Сейчас, когда рядом стоял человек, подаривший ей второе рождение, давившая ее тяжесть проблем отошла, уступив место невесомому состоянию счастья. Подобное она испытывала с Виктором, но от Хаузера шли и какие-то особые волны. Она затруднялась определить. Защищенности и покоя? Так было и с Виктором. Что же тогда?
Римма скользнула глазами по рукам хирурга. Сильные, широкие, со вздувшимися жилами – руки человека, зарабатывающего ими свой хлеб. У Виктора были совсем другие, хоть он и серьезно занимался спортом. Они были далеко не руками рабочею человека. Какими угодно, только не такими, которыми зарабатывают на хлеб. В этом-то и была их разница. От Клауса Хаузера исходила надежность. Надежность человека, знающего цену человеческой жизни. И человеческого счастья.
Он стоял, не говоря ни слова. Просто стоял и смотрел на ее отражение в зеркале. И думал о том, какие порой непредсказуемые сюрпризы преподносит судьба.
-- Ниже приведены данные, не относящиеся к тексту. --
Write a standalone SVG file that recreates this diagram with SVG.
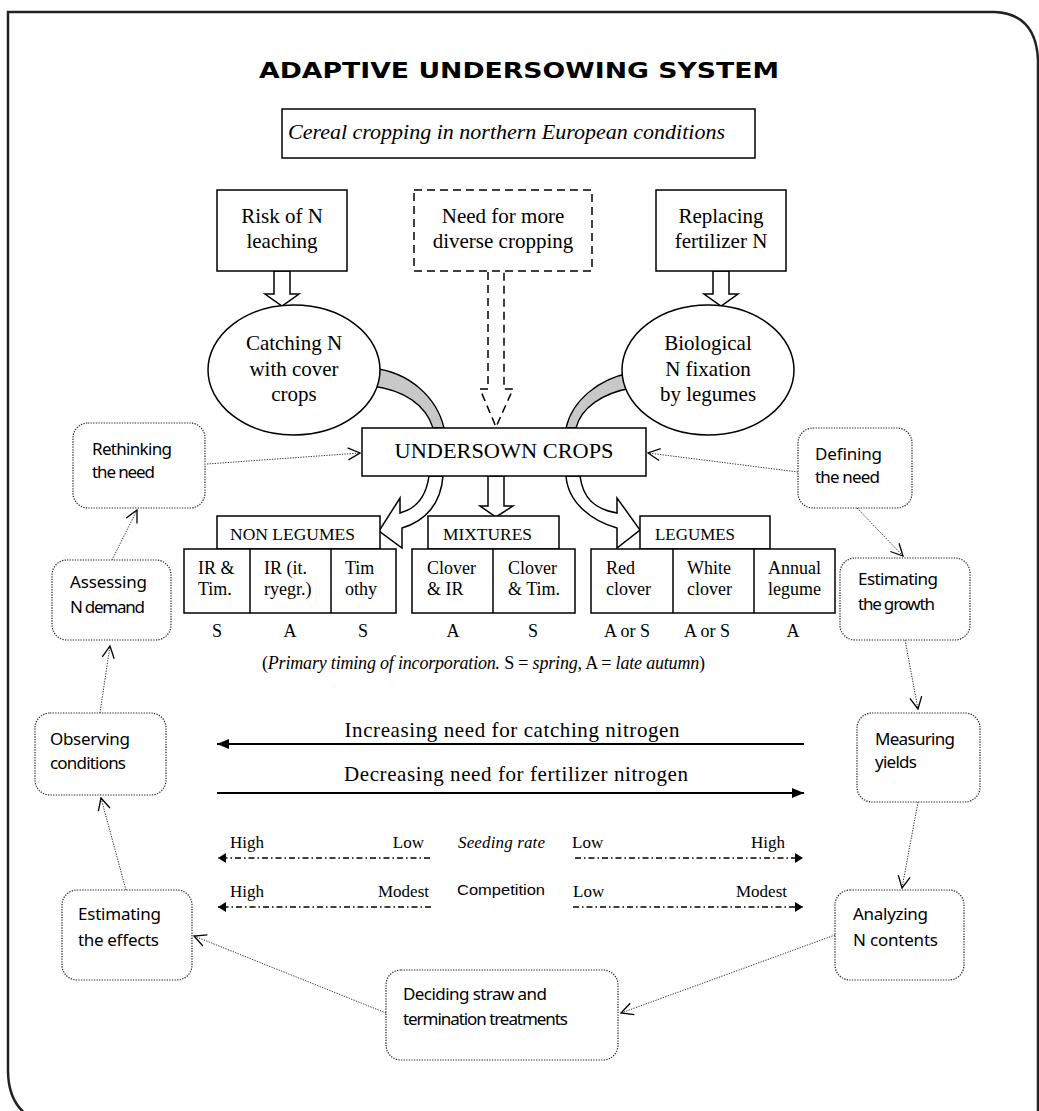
<svg xmlns="http://www.w3.org/2000/svg" width="1039" height="1111" viewBox="0 0 1039 1111">
<defs>
<style>
.frame{fill:none;stroke:#222;stroke-width:2.5}
.box{fill:#fff;stroke:#000;stroke-width:1.5}
.dbox{fill:#fff;stroke:#000;stroke-width:1.5;stroke-dasharray:8,5}
.ell{fill:#fff;stroke:#000;stroke-width:1.5}
.ser{font-family:"Liberation Serif","Times New Roman",serif;fill:#000}
.big{font-size:21px}
.cell{font-size:18px}
.hand{font-family:"Noto Sans","Open Sans",sans-serif;font-size:17px;fill:#000}
.cyc{fill:#fff;stroke:#222;stroke-width:1.2;stroke-dasharray:1.3,1.3}
.dot{fill:none;stroke:#333;stroke-width:1;stroke-dasharray:1.3,1.3}
.hollow{fill:#fff;stroke:#000;stroke-width:1.5;stroke-linejoin:miter}
.dhollow{fill:none;stroke:#000;stroke-width:1.5;stroke-dasharray:8,5}
.gray{fill:#c8c8c8;stroke:#000;stroke-width:1.3}
.dd{fill:none;stroke:#000;stroke-width:1.6;stroke-dasharray:6,3,1.5,3}
.solid{fill:none;stroke:#000;stroke-width:2}
</style>
<marker id="open" viewBox="0 0 14 14" refX="13" refY="7" markerWidth="14" markerHeight="14" markerUnits="userSpaceOnUse" orient="auto">
<path d="M1,1 L13,7 L1,13" fill="none" stroke="#000" stroke-width="1.3"/>
</marker>
<marker id="fill" viewBox="0 0 12 10" refX="12" refY="5" markerWidth="12" markerHeight="10" markerUnits="userSpaceOnUse" orient="auto">
<path d="M0,0 L12,5 L0,10 Z" fill="#000"/>
</marker>
<marker id="sm" viewBox="0 0 8 10" refX="8" refY="5" markerWidth="8" markerHeight="10" markerUnits="userSpaceOnUse" orient="auto">
<path d="M0,0 L8,5 L0,10 Z" fill="#000"/>
</marker>
</defs>
<rect width="1039" height="1111" fill="#fff"/>
<path class="frame" d="M40,1122 Q8,1110 8,1070 V12 H995 Q1036,14 1038,60 V1111"/>

<text x="519" y="78" text-anchor="middle" font-family="'DejaVu Sans','Liberation Sans',sans-serif" font-weight="bold" font-size="21" textLength="520" lengthAdjust="spacingAndGlyphs">ADAPTIVE UNDERSOWING SYSTEM</text>

<g id="context">
<rect class="box" x="282" y="109" width="473" height="49"/>
<text class="ser" x="288" y="139" font-size="21" font-style="italic" textLength="437" lengthAdjust="spacingAndGlyphs">Cereal cropping in northern European conditions</text>
</g>

<g id="connectors">
<!-- straight hollow arrows -->
<polygon class="hollow" points="274,271 290,271 290,294 299,294 282,306 265,294 274,294"/>
<polygon class="hollow" points="713,271 729,271 729,294 738,294 721,306 704,294 713,294"/>
<path class="dhollow" d="M488,272 V389 H480 L496,427 L513,389 H504 V272"/>
<polygon class="hollow" points="488,476 504,476 504,506 513,506 496,517 480,506 488,506"/>
<!-- gray bands -->
<path class="gray" d="M372,368 C410,372 437,398 444,428 L433,428 C426,405 404,390 372,386 Z"/>
<path class="gray" d="M630,373 C598,379 572,401 566,428 L576,428 C581,408 602,393 632,388 Z"/>
<!-- curved hollow arrows -->
<path class="hollow" d="M429,476 C426,498 415,509 400,513 L400,498 L379,531 L402,548 L402,528 C426,521 441,503 443,476 Z"/>
<path class="hollow" d="M580,476 C583,498 594,509 617,513 L617,498 L640,530 L617,548 L617,528 C592,521 568,503 566,476 Z"/>
<!-- cycle dotted connectors -->
<line class="dot" x1="207" y1="464" x2="360" y2="453" marker-end="url(#open)"/>
<line class="dot" x1="798" y1="472" x2="648" y2="453" marker-end="url(#open)"/>
<line class="dot" x1="857" y1="508" x2="903" y2="556" marker-end="url(#open)"/>
<line class="dot" x1="905" y1="640" x2="918" y2="709" marker-end="url(#open)"/>
<line class="dot" x1="918" y1="802" x2="902" y2="888" marker-end="url(#open)"/>
<line class="dot" x1="835" y1="935" x2="621" y2="1013" marker-end="url(#open)"/>
<line class="dot" x1="386" y1="1013" x2="194" y2="936" marker-end="url(#open)"/>
<line class="dot" x1="126" y1="890" x2="101" y2="798" marker-end="url(#open)"/>
<line class="dot" x1="100" y1="713" x2="110" y2="646" marker-end="url(#open)"/>
<line class="dot" x1="112" y1="560" x2="137" y2="510" marker-end="url(#open)"/>
<!-- gradient arrows -->
<line class="solid" x1="804" y1="744" x2="217" y2="744" marker-end="url(#fill)"/>
<line class="solid" x1="217" y1="793" x2="804" y2="793" marker-end="url(#fill)"/>
<line class="dd" x1="430" y1="858" x2="218" y2="858" marker-end="url(#sm)"/>
<line class="dd" x1="575" y1="858" x2="803" y2="858" marker-end="url(#sm)"/>
<line class="dd" x1="431" y1="907" x2="218" y2="907" marker-end="url(#sm)"/>
<line class="dd" x1="573" y1="907" x2="803" y2="907" marker-end="url(#sm)"/>
</g>

<g id="risk">
<rect class="box" x="217" y="190" width="130" height="81"/>
<text class="ser big" x="282" y="223" text-anchor="middle">Risk of N</text>
<text class="ser big" x="282" y="248" text-anchor="middle">leaching</text>
</g>
<g id="diverse">
<rect class="dbox" x="414" y="190" width="178" height="81"/>
<text class="ser big" x="503" y="223" text-anchor="middle">Need for more</text>
<text class="ser big" x="503" y="248" text-anchor="middle">diverse cropping</text>
</g>
<g id="replacing">
<rect class="box" x="656" y="190" width="130" height="81"/>
<text class="ser big" x="721" y="223" text-anchor="middle">Replacing</text>
<text class="ser big" x="721" y="248" text-anchor="middle">fertilizer N</text>
</g>

<g id="catching">
<ellipse class="ell" cx="294" cy="370" rx="86" ry="65"/>
<text class="ser big" x="294" y="350" text-anchor="middle">Catching N</text>
<text class="ser big" x="294" y="376" text-anchor="middle">with cover</text>
<text class="ser big" x="294" y="401" text-anchor="middle">crops</text>
</g>
<g id="fixation">
<ellipse class="ell" cx="708" cy="370" rx="86" ry="65"/>
<text class="ser big" x="708" y="350" text-anchor="middle">Biological</text>
<text class="ser big" x="708" y="376" text-anchor="middle">N fixation</text>
<text class="ser big" x="708" y="401" text-anchor="middle">by legumes</text>
</g>

<g id="undersown">
<rect class="box" x="362" y="428" width="284" height="48"/>
<text class="ser big" x="504" y="458" text-anchor="middle" textLength="219" lengthAdjust="spacingAndGlyphs">UNDERSOWN CROPS</text>
</g>

<g id="nonlegumes">
<rect class="box" x="217" y="516" width="163" height="33"/>
<text class="ser" x="230" y="540" font-size="17" textLength="125" lengthAdjust="spacingAndGlyphs">NON LEGUMES</text>
<rect class="box" x="184" y="549" width="212" height="64"/>
<line x1="250" y1="549" x2="250" y2="613" stroke="#000" stroke-width="1.5"/>
<line x1="331" y1="549" x2="331" y2="613" stroke="#000" stroke-width="1.5"/>
<text class="ser cell" x="198" y="574">IR &amp;</text>
<text class="ser cell" x="198" y="595">Tim.</text>
<text class="ser cell" x="264" y="574">IR (it.</text>
<text class="ser cell" x="264" y="595">ryegr.)</text>
<text class="ser cell" x="345" y="574">Tim</text>
<text class="ser cell" x="345" y="595">othy</text>
</g>
<g id="mixtures">
<rect class="box" x="428" y="516" width="131" height="33"/>
<text class="ser" x="443" y="540" font-size="17" textLength="89" lengthAdjust="spacingAndGlyphs">MIXTURES</text>
<rect class="box" x="412" y="549" width="163" height="64"/>
<line x1="493" y1="549" x2="493" y2="613" stroke="#000" stroke-width="1.5"/>
<text class="ser cell" x="427" y="574">Clover</text>
<text class="ser cell" x="427" y="595">&amp; IR</text>
<text class="ser cell" x="508" y="574">Clover</text>
<text class="ser cell" x="508" y="595">&amp; Tim.</text>
</g>
<g id="legumes">
<rect class="box" x="640" y="516" width="130" height="33"/>
<text class="ser" x="655" y="540" font-size="17" textLength="80" lengthAdjust="spacingAndGlyphs">LEGUMES</text>
<rect class="box" x="591" y="549" width="244" height="64"/>
<line x1="673" y1="549" x2="673" y2="613" stroke="#000" stroke-width="1.5"/>
<line x1="754" y1="549" x2="754" y2="613" stroke="#000" stroke-width="1.5"/>
<text class="ser cell" x="606" y="574">Red</text>
<text class="ser cell" x="606" y="595">clover</text>
<text class="ser cell" x="687" y="574">White</text>
<text class="ser cell" x="687" y="595">clover</text>
<text class="ser cell" x="768" y="574">Annual</text>
<text class="ser cell" x="768" y="595">legume</text>
</g>

<g id="timing" class="ser cell" text-anchor="middle">
<text x="217" y="637">S</text>
<text x="290" y="637">A</text>
<text x="363" y="637">S</text>
<text x="453" y="637">A</text>
<text x="533" y="637">S</text>
<text x="627" y="637">A or S</text>
<text x="707" y="637">A or S</text>
<text x="793" y="637">A</text>
</g>
<text class="ser cell" x="262" y="669" textLength="443">(<tspan font-style="italic">Primary timing of incorporation.</tspan> S = <tspan font-style="italic">spring,</tspan> A = <tspan font-style="italic">late autumn</tspan>)</text>

<g id="gradients" class="ser">
<text x="512" y="737" font-size="21" text-anchor="middle" textLength="335">Increasing need for catching nitrogen</text>
<text x="516" y="781" font-size="21" text-anchor="middle" textLength="344">Decreasing need for fertilizer nitrogen</text>
<text x="230" y="848" font-size="17">High</text>
<text x="424" y="848" font-size="17" text-anchor="end">Low</text>
<text x="458" y="848" font-size="17" font-style="italic" textLength="87">Seeding rate</text>
<text x="572" y="848" font-size="17">Low</text>
<text x="785" y="848" font-size="17" text-anchor="end">High</text>
<text x="230" y="897" font-size="17">High</text>
<text x="429" y="897" font-size="17" text-anchor="end">Modest</text>
<text x="457" y="895" font-family="'Liberation Sans',Arial,sans-serif" font-size="15" textLength="88" lengthAdjust="spacingAndGlyphs">Competition</text>
<text x="573" y="897" font-size="17">Low</text>
<text x="787" y="897" font-size="17" text-anchor="end">Modest</text>
</g>

<g id="rethinking">
<rect class="cyc" x="73" y="423" width="132" height="85" rx="15"/>
<text class="hand" x="92" y="455" textLength="80">Rethinking</text>
<text class="hand" x="92" y="478" textLength="63">the need</text>
</g>
<g id="assessing">
<rect class="cyc" x="52" y="560" width="119" height="80" rx="15"/>
<text class="hand" x="70" y="588" textLength="77">Assessing</text>
<text class="hand" x="70" y="613" textLength="75">N demand</text>
</g>
<g id="observing">
<rect class="cyc" x="35" y="713" width="131" height="82" rx="15"/>
<text class="hand" x="50" y="745" textLength="80">Observing</text>
<text class="hand" x="50" y="769" textLength="76">conditions</text>
</g>
<g id="effects">
<rect class="cyc" x="62" y="890" width="130" height="90" rx="15"/>
<text class="hand" x="78" y="920" textLength="83">Estimating</text>
<text class="hand" x="78" y="946" textLength="81">the effects</text>
</g>
<g id="deciding">
<rect class="cyc" x="386" y="970" width="232" height="90" rx="15"/>
<text class="hand" x="403" y="1000" textLength="144">Deciding straw and</text>
<text class="hand" x="403" y="1025" textLength="165">termination treatments</text>
</g>
<g id="analyzing">
<rect class="cyc" x="835" y="890" width="129" height="90" rx="15"/>
<text class="hand" x="853" y="920" textLength="75">Analyzing</text>
<text class="hand" x="853" y="946" textLength="85">N contents</text>
</g>
<g id="measuring">
<rect class="cyc" x="857" y="713" width="123" height="89" rx="15"/>
<text class="hand" x="875" y="745" textLength="80">Measuring</text>
<text class="hand" x="875" y="768" textLength="42">yields</text>
</g>
<g id="growth">
<rect class="cyc" x="840" y="558" width="130" height="82" rx="15"/>
<text class="hand" x="858" y="585" textLength="80">Estimating</text>
<text class="hand" x="858" y="610" textLength="77">the growth</text>
</g>
<g id="defining">
<rect class="cyc" x="798" y="428" width="114" height="80" rx="15"/>
<text class="hand" x="815" y="460" textLength="67">Defining</text>
<text class="hand" x="815" y="483" textLength="65">the need</text>
</g>
</svg>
Совсем недавно он не мог и предположить, что в его размеренной жизни появится кто-то, кто заставит eгo по-особому чувствовать запахи, а по утрам радоваться каждому новому дню. Эта русская девушка, похожая на распускающийся цветок, затронула те струны его души, которые, как он думал, давно и крепко спали. Он не заметил, как ежедневные прогулки с ней стали для него необходимостью. Он уже ждал их, ждал с нетерпением и предчувствием этой волшебной легкости.
– Господин Хаузер. – Ее голос заставил его оторваться от зеркала. – Я вам бесконечно признательна за все. Поверьте, никто еще не делал для меня столько… – Она прервалась, вздохнула и закончила: – Но я не хочу злоупотреблять вашей добротой.
– Что вы имеете в виду?
– Я думаю, мне пора покинуть вашу клинику. Я уже вполне здорова и могу перенести дорогу.
«Завтра она уедет, и больше я ее не увижу», – завертелось в голове у Клауса. Он сказал:
– Скажите, вам нравится Швейцария?
Римма не ожидала такого вопроса. Ответила осторожно:
– Она не может не нравиться.
– Так зачем в таком случае уезжать? – он чуть приподнял брови, как будто никакой проблемы не существовало.
– Но как же я могу остаться? – Она растерялась совсем.